A. Tailoring — modify the wireless controls to apply to the wired network
B. Scoping — remove the wireless controls with documentation explaining they are not applicable
C. Apply the wireless controls anyway to maintain baseline compliance
D. Implement compensating controls to replace the wireless security requirements
Answer & reasoning
Correct: B
Scoping is the process of removing controls from a baseline that do not apply to the specific system. A system with no wireless components does not need wireless security controls. The team should document the scoping decision with justification. Tailoring (A) adjusts controls that do apply; you would not tailor a wireless control for a wired-only system. Applying irrelevant controls (C) wastes resources. Compensating controls (D) replace applicable controls you cannot implement, not controls that do not apply.
Question 3
A healthcare organization must implement multi-factor authentication for access to its electronic health records system per regulatory requirements. The legacy EHR system does not support MFA natively. A system replacement is planned for next year. In the interim, the security team proposes placing the EHR behind a VPN that requires MFA, restricting access to specific IP ranges, and implementing enhanced audit logging of all access attempts.
Is this a valid compensating control approach?

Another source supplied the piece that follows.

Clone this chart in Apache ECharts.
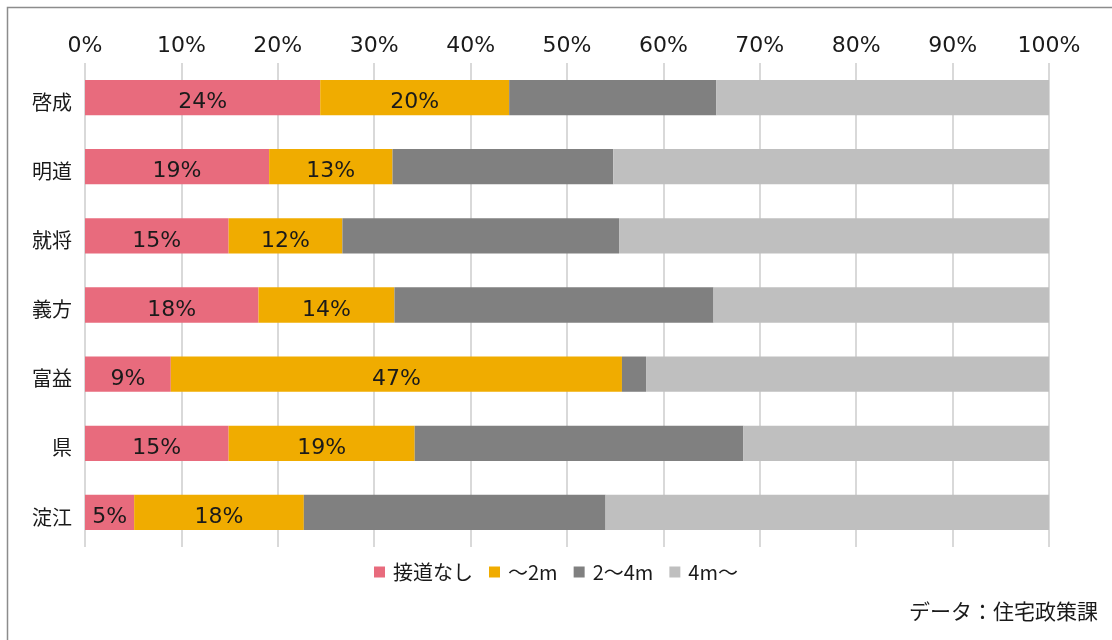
<!DOCTYPE html>
<html>
<head>
<meta charset="utf-8">
<script src="https://cdn.jsdelivr.net/npm/echarts@6/dist/echarts.min.js"></script>
<style>html,body{margin:0;padding:0;background:#fff;}#c{width:1112px;height:640px;}</style>
</head>
<body>
<div id="c"></div>
<script>
const categories = ['啓成', '明道', '就将', '義方', '富益', '県', '淀江'];
const seriesNames = ['接道なし', '～2m', '2～4m', '4m～'];
const noAccess = [24.4, 19.1, 14.9, 18.0, 8.9, 14.9, 5.1];
const upTo2m = [19.6, 12.8, 11.8, 14.1, 46.8, 19.3, 17.6];
const from2to4m = [21.5, 22.9, 28.7, 33.1, 2.5, 34.1, 31.3];
const over4m = [34.5, 45.2, 44.6, 34.8, 41.8, 31.7, 46.0];
const tickLabels = ['0%', '10%', '20%', '30%', '40%', '50%', '60%', '70%', '80%', '90%', '100%'];
const sourceNote = 'データ：住宅政策課';

const colors = ['#E86B7D', '#F0AC00', '#808080', '#BFBFBF'];
const numFont = 'DejaVu Sans';
const jpFont = 'Noto Sans CJK JP';
const allData = [noAccess, upTo2m, from2to4m, over4m];

const chart = echarts.init(document.getElementById('c'), null, {renderer: 'canvas'});
chart.setOption({
  animation: false,
  backgroundColor: '#fff',
  color: colors,
  grid: {left: 85, right: 63, top: 63, bottom: 93, containLabel: false},
  xAxis: {
    type: 'value', position: 'top', min: 0, max: 100, interval: 10,
    axisLine: {show: false}, axisTick: {show: false},
    splitLine: {show: true, lineStyle: {color: '#D9D9D9', width: 2}},
    axisLabel: {
      margin: 6, fontFamily: numFont, fontSize: 22, color: '#1a1a1a',
      formatter: function (v) { return tickLabels[Math.round(v / 10)]; }
    }
  },
  yAxis: {
    type: 'category', data: categories, inverse: true,
    axisLine: {show: false}, axisTick: {show: false},
    axisLabel: {
      margin: 13,
      formatter: function (v) { return '{c|' + v + '}'; },
      rich: {c: {fontFamily: jpFont, fontSize: 20, color: '#1a1a1a', padding: [9, 0, 0, 0]}}
    }
  },
  legend: {
    data: seriesNames, left: 'center', top: 557, icon: 'rect',
    itemWidth: 11, itemHeight: 11, itemGap: 16,
    textStyle: {fontFamily: jpFont, fontSize: 20, color: '#1a1a1a', padding: [0, 0, 0, 3]}
  },
  series: seriesNames.map(function (name, i) {
    return {
      name: name, type: 'bar', stack: 'total', barWidth: '51%',
      data: allData[i],
      label: {
        show: i < 2, position: 'inside', offset: [0, 5], fontFamily: numFont, fontSize: 22, color: '#1a1a1a',
        formatter: function (p) { return Math.round(p.value) + '%'; }
      }
    };
  }),
  graphic: [
    {type: 'rect', left: 5, top: 5, silent: true,
     shape: {x: 0, y: 0, width: 1200, height: 700},
     style: {fill: 'none', stroke: '#8c8c8c', lineWidth: 1.5}},
    {type: 'text', right: 14, top: 601,
     style: {text: sourceNote, fontFamily: jpFont, fontSize: 21, fill: '#1a1a1a'}}
  ]
});
</script>
</body>
</html>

A. No — the regulation requires MFA on the EHR system itself, not on a surrounding system
B. No — compensating controls are not permitted for regulatory requirements
C. Yes — the combination addresses the same unauthorized access risk with equivalent protection and is documented with a remediation timeline
D. Yes — any additional security control counts as a compensating control
Answer & reasoning
Correct: C
This is a valid compensating control because it addresses the same risk (unauthorized access to the EHR) with equivalent protection (MFA at the VPN, IP restriction, enhanced monitoring). The approach is temporary with a documented remediation plan (system replacement next year). Compensating controls are permitted even for regulatory requirements when the original control cannot be implemented, provided equivalent protection is demonstrated and documented. Answer D is wrong because not any control qualifies — it must address the same risk with equivalent strength.
Key Takeaway
Control selection is a structured process, not a guessing game. Start with requirements (what must be protected and why), use evaluation criteria like Common Criteria to verify product claims, select a baseline matched to the system’s risk level, scope and tailor to fit the specific environment, and document compensating controls when the prescribed approach is not feasible. Every step produces documentation. The exam rewards candidates who understand this as a governance process with traceable decisions, not as a technical shopping exercise.